(begin)

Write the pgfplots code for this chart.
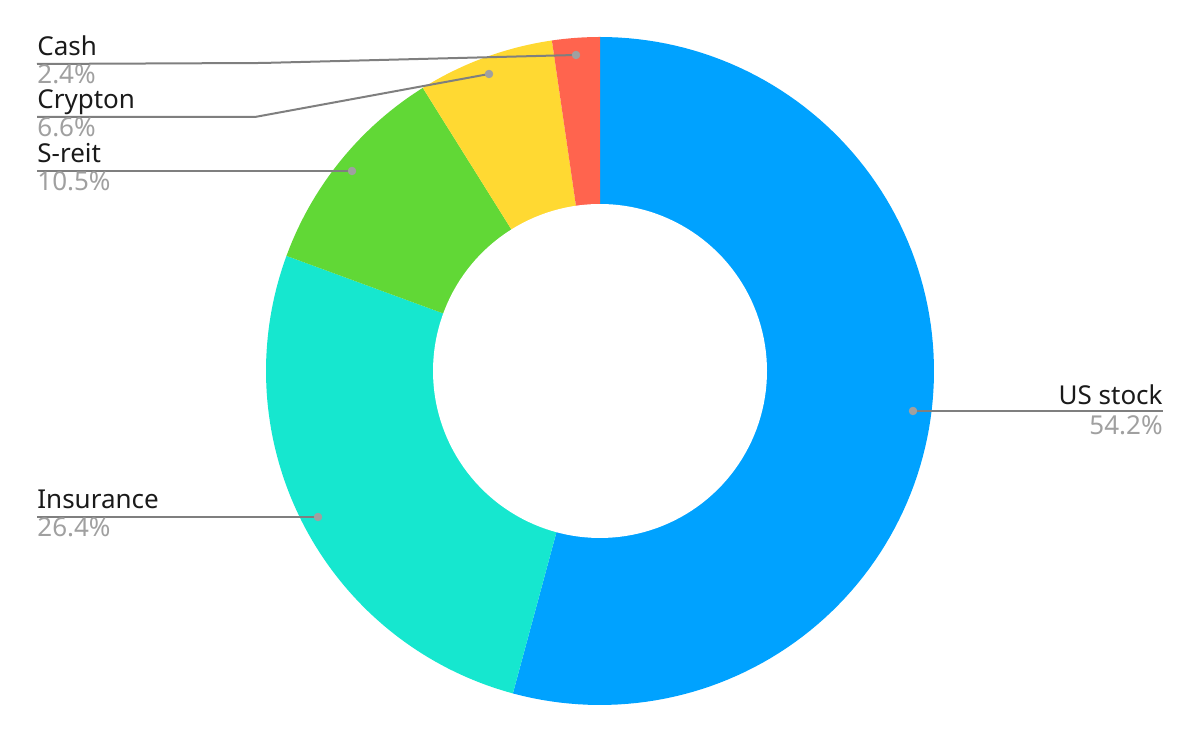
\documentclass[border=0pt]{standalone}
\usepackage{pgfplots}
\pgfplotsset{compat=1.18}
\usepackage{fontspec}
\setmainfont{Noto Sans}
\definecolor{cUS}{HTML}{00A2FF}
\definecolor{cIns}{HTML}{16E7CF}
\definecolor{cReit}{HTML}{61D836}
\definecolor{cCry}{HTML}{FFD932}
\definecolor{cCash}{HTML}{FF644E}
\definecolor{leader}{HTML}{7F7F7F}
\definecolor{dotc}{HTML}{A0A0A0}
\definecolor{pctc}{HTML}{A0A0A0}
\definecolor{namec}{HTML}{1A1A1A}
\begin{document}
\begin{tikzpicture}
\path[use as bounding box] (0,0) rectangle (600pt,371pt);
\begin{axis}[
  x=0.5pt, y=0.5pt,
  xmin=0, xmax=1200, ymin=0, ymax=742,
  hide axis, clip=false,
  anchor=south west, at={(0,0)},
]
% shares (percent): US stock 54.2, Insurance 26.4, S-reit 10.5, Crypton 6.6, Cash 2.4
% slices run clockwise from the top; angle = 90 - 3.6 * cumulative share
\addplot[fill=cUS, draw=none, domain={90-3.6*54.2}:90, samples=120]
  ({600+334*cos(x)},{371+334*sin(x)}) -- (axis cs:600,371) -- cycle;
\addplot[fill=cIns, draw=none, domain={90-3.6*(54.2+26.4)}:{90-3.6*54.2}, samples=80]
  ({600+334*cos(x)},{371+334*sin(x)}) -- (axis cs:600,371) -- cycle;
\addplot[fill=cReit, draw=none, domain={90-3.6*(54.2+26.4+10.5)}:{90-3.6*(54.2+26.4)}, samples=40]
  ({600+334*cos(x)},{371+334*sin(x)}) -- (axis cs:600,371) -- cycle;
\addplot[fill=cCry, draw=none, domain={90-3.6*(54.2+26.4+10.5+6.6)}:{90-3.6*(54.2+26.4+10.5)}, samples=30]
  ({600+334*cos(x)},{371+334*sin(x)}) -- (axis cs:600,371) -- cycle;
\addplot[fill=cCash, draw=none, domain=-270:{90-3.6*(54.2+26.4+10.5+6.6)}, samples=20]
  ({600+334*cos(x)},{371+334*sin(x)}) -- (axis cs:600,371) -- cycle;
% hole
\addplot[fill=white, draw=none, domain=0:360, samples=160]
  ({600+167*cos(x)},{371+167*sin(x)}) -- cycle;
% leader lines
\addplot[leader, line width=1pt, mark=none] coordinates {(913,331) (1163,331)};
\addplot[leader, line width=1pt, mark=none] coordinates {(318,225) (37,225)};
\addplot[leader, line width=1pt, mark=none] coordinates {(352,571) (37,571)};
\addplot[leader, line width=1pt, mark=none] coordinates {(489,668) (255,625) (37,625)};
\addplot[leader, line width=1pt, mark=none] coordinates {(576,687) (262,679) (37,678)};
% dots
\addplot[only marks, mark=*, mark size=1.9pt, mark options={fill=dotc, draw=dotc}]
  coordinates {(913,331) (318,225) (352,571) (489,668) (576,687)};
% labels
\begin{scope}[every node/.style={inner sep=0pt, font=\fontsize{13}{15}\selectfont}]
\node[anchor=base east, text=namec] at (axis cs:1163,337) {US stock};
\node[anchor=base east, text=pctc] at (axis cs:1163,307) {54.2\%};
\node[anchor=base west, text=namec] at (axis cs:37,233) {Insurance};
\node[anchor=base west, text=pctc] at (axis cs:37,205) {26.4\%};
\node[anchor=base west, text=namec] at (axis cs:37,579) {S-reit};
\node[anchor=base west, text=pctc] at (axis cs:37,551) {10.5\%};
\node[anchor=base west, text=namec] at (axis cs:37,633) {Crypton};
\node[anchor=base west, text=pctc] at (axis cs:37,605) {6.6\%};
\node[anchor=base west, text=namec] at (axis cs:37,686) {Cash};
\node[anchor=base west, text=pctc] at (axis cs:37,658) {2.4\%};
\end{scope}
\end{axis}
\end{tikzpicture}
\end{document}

(end)

* _Goal_: Pictures excluded, quote all the data above exactly.

* _Problem solution_:
Write the pgfplots code for this chart.
\documentclass[border=0pt]{standalone}
\usepackage{pgfplots}
\pgfplotsset{compat=1.18}
\usepackage{fontspec}
\setmainfont{Noto Sans}
\definecolor{cUS}{HTML}{00A2FF}
\definecolor{cIns}{HTML}{16E7CF}
\definecolor{cReit}{HTML}{61D836}
\definecolor{cCry}{HTML}{FFD932}
\definecolor{cCash}{HTML}{FF644E}
\definecolor{leader}{HTML}{7F7F7F}
\definecolor{dotc}{HTML}{A0A0A0}
\definecolor{pctc}{HTML}{A0A0A0}
\definecolor{namec}{HTML}{1A1A1A}
\begin{document}
\begin{tikzpicture}
\path[use as bounding box] (0,0) rectangle (600pt,371pt);
\begin{axis}[
  x=0.5pt, y=0.5pt,
  xmin=0, xmax=1200, ymin=0, ymax=742,
  hide axis, clip=false,
  anchor=south west, at={(0,0)},
]
% shares (percent): US stock 54.2, Insurance 26.4, S-reit 10.5, Crypton 6.6, Cash 2.4
% slices run clockwise from the top; angle = 90 - 3.6 * cumulative share
\addplot[fill=cUS, draw=none, domain={90-3.6*54.2}:90, samples=120]
  ({600+334*cos(x)},{371+334*sin(x)}) -- (axis cs:600,371) -- cycle;
\addplot[fill=cIns, draw=none, domain={90-3.6*(54.2+26.4)}:{90-3.6*54.2}, samples=80]
  ({600+334*cos(x)},{371+334*sin(x)}) -- (axis cs:600,371) -- cycle;
\addplot[fill=cReit, draw=none, domain={90-3.6*(54.2+26.4+10.5)}:{90-3.6*(54.2+26.4)}, samples=40]
  ({600+334*cos(x)},{371+334*sin(x)}) -- (axis cs:600,371) -- cycle;
\addplot[fill=cCry, draw=none, domain={90-3.6*(54.2+26.4+10.5+6.6)}:{90-3.6*(54.2+26.4+10.5)}, samples=30]
  ({600+334*cos(x)},{371+334*sin(x)}) -- (axis cs:600,371) -- cycle;
\addplot[fill=cCash, draw=none, domain=-270:{90-3.6*(54.2+26.4+10.5+6.6)}, samples=20]
  ({600+334*cos(x)},{371+334*sin(x)}) -- (axis cs:600,371) -- cycle;
% hole
\addplot[fill=white, draw=none, domain=0:360, samples=160]
  ({600+167*cos(x)},{371+167*sin(x)}) -- cycle;
% leader lines
\addplot[leader, line width=1pt, mark=none] coordinates {(913,331) (1163,331)};
\addplot[leader, line width=1pt, mark=none] coordinates {(318,225) (37,225)};
\addplot[leader, line width=1pt, mark=none] coordinates {(352,571) (37,571)};
\addplot[leader, line width=1pt, mark=none] coordinates {(489,668) (255,625) (37,625)};
\addplot[leader, line width=1pt, mark=none] coordinates {(576,687) (262,679) (37,678)};
% dots
\addplot[only marks, mark=*, mark size=1.9pt, mark options={fill=dotc, draw=dotc}]
  coordinates {(913,331) (318,225) (352,571) (489,668) (576,687)};
% labels
\begin{scope}[every node/.style={inner sep=0pt, font=\fontsize{13}{15}\selectfont}]
\node[anchor=base east, text=namec] at (axis cs:1163,337) {US stock};
\node[anchor=base east, text=pctc] at (axis cs:1163,307) {54.2\%};
\node[anchor=base west, text=namec] at (axis cs:37,233) {Insurance};
\node[anchor=base west, text=pctc] at (axis cs:37,205) {26.4\%};
\node[anchor=base west, text=namec] at (axis cs:37,579) {S-reit};
\node[anchor=base west, text=pctc] at (axis cs:37,551) {10.5\%};
\node[anchor=base west, text=namec] at (axis cs:37,633) {Crypton};
\node[anchor=base west, text=pctc] at (axis cs:37,605) {6.6\%};
\node[anchor=base west, text=namec] at (axis cs:37,686) {Cash};
\node[anchor=base west, text=pctc] at (axis cs:37,658) {2.4\%};
\end{scope}
\end{axis}
\end{tikzpicture}
\end{document}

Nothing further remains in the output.